**DIRECTIVE**
Reproduce the listing word for word. Skip any image.

**SOURCE MATERIAL**

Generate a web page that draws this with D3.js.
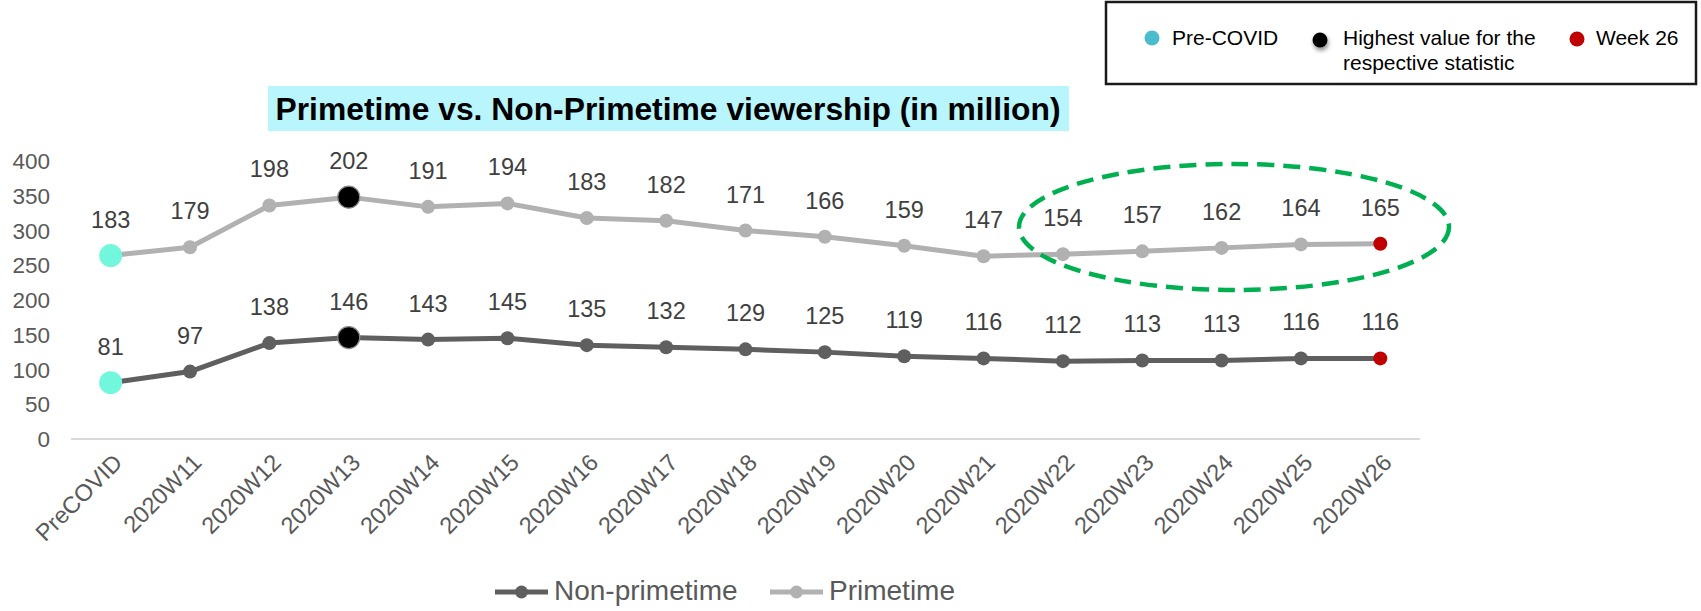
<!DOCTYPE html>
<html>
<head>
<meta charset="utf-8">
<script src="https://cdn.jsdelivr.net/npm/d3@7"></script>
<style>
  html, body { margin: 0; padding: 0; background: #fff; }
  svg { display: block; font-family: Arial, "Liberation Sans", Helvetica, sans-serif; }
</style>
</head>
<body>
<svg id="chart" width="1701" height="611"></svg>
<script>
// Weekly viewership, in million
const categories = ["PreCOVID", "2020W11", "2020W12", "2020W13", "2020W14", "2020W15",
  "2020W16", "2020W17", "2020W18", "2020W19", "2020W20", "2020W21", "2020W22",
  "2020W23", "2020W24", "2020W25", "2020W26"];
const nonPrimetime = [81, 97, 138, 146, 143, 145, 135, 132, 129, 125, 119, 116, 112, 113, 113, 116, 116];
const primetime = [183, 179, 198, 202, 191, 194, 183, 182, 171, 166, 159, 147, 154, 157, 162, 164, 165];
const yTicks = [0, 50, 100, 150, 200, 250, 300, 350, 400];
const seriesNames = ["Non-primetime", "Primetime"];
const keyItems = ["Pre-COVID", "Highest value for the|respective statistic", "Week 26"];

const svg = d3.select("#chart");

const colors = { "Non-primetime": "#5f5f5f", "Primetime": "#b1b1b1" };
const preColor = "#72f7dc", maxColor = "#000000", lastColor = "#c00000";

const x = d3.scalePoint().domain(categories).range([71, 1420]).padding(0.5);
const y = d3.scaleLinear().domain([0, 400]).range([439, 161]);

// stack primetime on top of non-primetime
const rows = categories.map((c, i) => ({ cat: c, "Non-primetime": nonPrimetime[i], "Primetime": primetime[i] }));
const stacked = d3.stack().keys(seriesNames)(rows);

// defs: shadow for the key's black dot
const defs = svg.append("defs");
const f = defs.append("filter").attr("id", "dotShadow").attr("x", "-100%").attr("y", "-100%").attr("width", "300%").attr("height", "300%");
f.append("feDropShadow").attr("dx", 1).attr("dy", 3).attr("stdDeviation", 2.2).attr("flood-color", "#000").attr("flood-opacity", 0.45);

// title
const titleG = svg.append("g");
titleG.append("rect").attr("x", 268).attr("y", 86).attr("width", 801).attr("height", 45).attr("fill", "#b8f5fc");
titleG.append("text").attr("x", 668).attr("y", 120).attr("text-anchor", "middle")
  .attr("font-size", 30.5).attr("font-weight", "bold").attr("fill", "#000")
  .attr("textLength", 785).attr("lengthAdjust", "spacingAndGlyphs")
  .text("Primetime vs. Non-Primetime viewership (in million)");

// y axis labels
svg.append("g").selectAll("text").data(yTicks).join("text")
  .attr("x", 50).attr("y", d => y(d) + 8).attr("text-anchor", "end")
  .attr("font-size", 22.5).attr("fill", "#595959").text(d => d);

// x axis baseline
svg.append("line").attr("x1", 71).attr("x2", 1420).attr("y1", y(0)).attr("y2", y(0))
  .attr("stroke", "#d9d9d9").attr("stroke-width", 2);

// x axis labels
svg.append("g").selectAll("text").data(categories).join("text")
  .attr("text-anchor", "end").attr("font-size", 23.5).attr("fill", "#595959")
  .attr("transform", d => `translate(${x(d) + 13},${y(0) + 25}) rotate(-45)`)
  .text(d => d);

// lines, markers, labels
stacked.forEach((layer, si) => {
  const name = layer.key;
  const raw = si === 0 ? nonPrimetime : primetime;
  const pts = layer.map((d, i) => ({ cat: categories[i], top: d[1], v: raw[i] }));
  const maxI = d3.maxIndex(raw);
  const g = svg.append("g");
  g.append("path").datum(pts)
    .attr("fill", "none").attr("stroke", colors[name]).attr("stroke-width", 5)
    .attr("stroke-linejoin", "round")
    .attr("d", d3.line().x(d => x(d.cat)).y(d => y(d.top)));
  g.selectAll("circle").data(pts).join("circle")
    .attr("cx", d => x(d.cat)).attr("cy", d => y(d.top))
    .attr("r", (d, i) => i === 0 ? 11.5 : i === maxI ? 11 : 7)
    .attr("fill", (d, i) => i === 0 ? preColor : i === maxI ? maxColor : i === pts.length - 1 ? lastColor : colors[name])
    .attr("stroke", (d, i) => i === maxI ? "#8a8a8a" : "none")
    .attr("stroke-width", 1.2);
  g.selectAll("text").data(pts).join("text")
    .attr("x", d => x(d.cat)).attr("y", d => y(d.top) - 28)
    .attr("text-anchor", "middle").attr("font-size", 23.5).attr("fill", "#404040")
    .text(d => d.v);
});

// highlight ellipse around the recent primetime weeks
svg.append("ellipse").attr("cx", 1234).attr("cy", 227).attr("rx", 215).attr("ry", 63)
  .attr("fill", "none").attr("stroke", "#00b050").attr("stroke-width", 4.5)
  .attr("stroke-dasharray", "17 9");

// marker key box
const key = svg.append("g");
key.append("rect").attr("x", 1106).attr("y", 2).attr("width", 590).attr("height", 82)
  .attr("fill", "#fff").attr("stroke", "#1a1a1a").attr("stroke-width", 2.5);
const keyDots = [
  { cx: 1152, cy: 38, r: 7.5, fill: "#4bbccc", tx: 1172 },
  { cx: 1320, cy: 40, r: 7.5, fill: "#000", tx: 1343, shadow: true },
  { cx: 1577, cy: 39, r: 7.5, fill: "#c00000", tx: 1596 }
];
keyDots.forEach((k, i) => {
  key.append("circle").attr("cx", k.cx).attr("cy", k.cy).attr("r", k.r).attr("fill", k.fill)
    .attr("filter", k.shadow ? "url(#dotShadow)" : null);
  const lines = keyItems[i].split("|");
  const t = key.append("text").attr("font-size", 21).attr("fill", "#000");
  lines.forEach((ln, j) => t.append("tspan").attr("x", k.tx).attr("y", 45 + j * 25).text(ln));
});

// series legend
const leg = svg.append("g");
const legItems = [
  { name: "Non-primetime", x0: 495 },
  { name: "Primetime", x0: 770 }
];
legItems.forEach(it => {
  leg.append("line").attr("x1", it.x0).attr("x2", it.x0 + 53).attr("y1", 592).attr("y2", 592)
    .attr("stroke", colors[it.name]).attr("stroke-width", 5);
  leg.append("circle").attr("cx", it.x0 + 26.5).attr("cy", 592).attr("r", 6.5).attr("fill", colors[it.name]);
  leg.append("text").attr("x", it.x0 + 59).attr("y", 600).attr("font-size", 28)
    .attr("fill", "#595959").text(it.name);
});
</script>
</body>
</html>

**TASK ANSWER**
Generate a web page that draws this with D3.js.
<!DOCTYPE html>
<html>
<head>
<meta charset="utf-8">
<script src="https://cdn.jsdelivr.net/npm/d3@7"></script>
<style>
  html, body { margin: 0; padding: 0; background: #fff; }
  svg { display: block; font-family: Arial, "Liberation Sans", Helvetica, sans-serif; }
</style>
</head>
<body>
<svg id="chart" width="1701" height="611"></svg>
<script>
// Weekly viewership, in million
const categories = ["PreCOVID", "2020W11", "2020W12", "2020W13", "2020W14", "2020W15",
  "2020W16", "2020W17", "2020W18", "2020W19", "2020W20", "2020W21", "2020W22",
  "2020W23", "2020W24", "2020W25", "2020W26"];
const nonPrimetime = [81, 97, 138, 146, 143, 145, 135, 132, 129, 125, 119, 116, 112, 113, 113, 116, 116];
const primetime = [183, 179, 198, 202, 191, 194, 183, 182, 171, 166, 159, 147, 154, 157, 162, 164, 165];
const yTicks = [0, 50, 100, 150, 200, 250, 300, 350, 400];
const seriesNames = ["Non-primetime", "Primetime"];
const keyItems = ["Pre-COVID", "Highest value for the|respective statistic", "Week 26"];

const svg = d3.select("#chart");

const colors = { "Non-primetime": "#5f5f5f", "Primetime": "#b1b1b1" };
const preColor = "#72f7dc", maxColor = "#000000", lastColor = "#c00000";

const x = d3.scalePoint().domain(categories).range([71, 1420]).padding(0.5);
const y = d3.scaleLinear().domain([0, 400]).range([439, 161]);

// stack primetime on top of non-primetime
const rows = categories.map((c, i) => ({ cat: c, "Non-primetime": nonPrimetime[i], "Primetime": primetime[i] }));
const stacked = d3.stack().keys(seriesNames)(rows);

// defs: shadow for the key's black dot
const defs = svg.append("defs");
const f = defs.append("filter").attr("id", "dotShadow").attr("x", "-100%").attr("y", "-100%").attr("width", "300%").attr("height", "300%");
f.append("feDropShadow").attr("dx", 1).attr("dy", 3).attr("stdDeviation", 2.2).attr("flood-color", "#000").attr("flood-opacity", 0.45);

// title
const titleG = svg.append("g");
titleG.append("rect").attr("x", 268).attr("y", 86).attr("width", 801).attr("height", 45).attr("fill", "#b8f5fc");
titleG.append("text").attr("x", 668).attr("y", 120).attr("text-anchor", "middle")
  .attr("font-size", 30.5).attr("font-weight", "bold").attr("fill", "#000")
  .attr("textLength", 785).attr("lengthAdjust", "spacingAndGlyphs")
  .text("Primetime vs. Non-Primetime viewership (in million)");

// y axis labels
svg.append("g").selectAll("text").data(yTicks).join("text")
  .attr("x", 50).attr("y", d => y(d) + 8).attr("text-anchor", "end")
  .attr("font-size", 22.5).attr("fill", "#595959").text(d => d);

// x axis baseline
svg.append("line").attr("x1", 71).attr("x2", 1420).attr("y1", y(0)).attr("y2", y(0))
  .attr("stroke", "#d9d9d9").attr("stroke-width", 2);

// x axis labels
svg.append("g").selectAll("text").data(categories).join("text")
  .attr("text-anchor", "end").attr("font-size", 23.5).attr("fill", "#595959")
  .attr("transform", d => `translate(${x(d) + 13},${y(0) + 25}) rotate(-45)`)
  .text(d => d);

// lines, markers, labels
stacked.forEach((layer, si) => {
  const name = layer.key;
  const raw = si === 0 ? nonPrimetime : primetime;
  const pts = layer.map((d, i) => ({ cat: categories[i], top: d[1], v: raw[i] }));
  const maxI = d3.maxIndex(raw);
  const g = svg.append("g");
  g.append("path").datum(pts)
    .attr("fill", "none").attr("stroke", colors[name]).attr("stroke-width", 5)
    .attr("stroke-linejoin", "round")
    .attr("d", d3.line().x(d => x(d.cat)).y(d => y(d.top)));
  g.selectAll("circle").data(pts).join("circle")
    .attr("cx", d => x(d.cat)).attr("cy", d => y(d.top))
    .attr("r", (d, i) => i === 0 ? 11.5 : i === maxI ? 11 : 7)
    .attr("fill", (d, i) => i === 0 ? preColor : i === maxI ? maxColor : i === pts.length - 1 ? lastColor : colors[name])
    .attr("stroke", (d, i) => i === maxI ? "#8a8a8a" : "none")
    .attr("stroke-width", 1.2);
  g.selectAll("text").data(pts).join("text")
    .attr("x", d => x(d.cat)).attr("y", d => y(d.top) - 28)
    .attr("text-anchor", "middle").attr("font-size", 23.5).attr("fill", "#404040")
    .text(d => d.v);
});

// highlight ellipse around the recent primetime weeks
svg.append("ellipse").attr("cx", 1234).attr("cy", 227).attr("rx", 215).attr("ry", 63)
  .attr("fill", "none").attr("stroke", "#00b050").attr("stroke-width", 4.5)
  .attr("stroke-dasharray", "17 9");

// marker key box
const key = svg.append("g");
key.append("rect").attr("x", 1106).attr("y", 2).attr("width", 590).attr("height", 82)
  .attr("fill", "#fff").attr("stroke", "#1a1a1a").attr("stroke-width", 2.5);
const keyDots = [
  { cx: 1152, cy: 38, r: 7.5, fill: "#4bbccc", tx: 1172 },
  { cx: 1320, cy: 40, r: 7.5, fill: "#000", tx: 1343, shadow: true },
  { cx: 1577, cy: 39, r: 7.5, fill: "#c00000", tx: 1596 }
];
keyDots.forEach((k, i) => {
  key.append("circle").attr("cx", k.cx).attr("cy", k.cy).attr("r", k.r).attr("fill", k.fill)
    .attr("filter", k.shadow ? "url(#dotShadow)" : null);
  const lines = keyItems[i].split("|");
  const t = key.append("text").attr("font-size", 21).attr("fill", "#000");
  lines.forEach((ln, j) => t.append("tspan").attr("x", k.tx).attr("y", 45 + j * 25).text(ln));
});

// series legend
const leg = svg.append("g");
const legItems = [
  { name: "Non-primetime", x0: 495 },
  { name: "Primetime", x0: 770 }
];
legItems.forEach(it => {
  leg.append("line").attr("x1", it.x0).attr("x2", it.x0 + 53).attr("y1", 592).attr("y2", 592)
    .attr("stroke", colors[it.name]).attr("stroke-width", 5);
  leg.append("circle").attr("cx", it.x0 + 26.5).attr("cy", 592).attr("r", 6.5).attr("fill", colors[it.name]);
  leg.append("text").attr("x", it.x0 + 59).attr("y", 600).attr("font-size", 28)
    .attr("fill", "#595959").text(it.name);
});
</script>
</body>
</html>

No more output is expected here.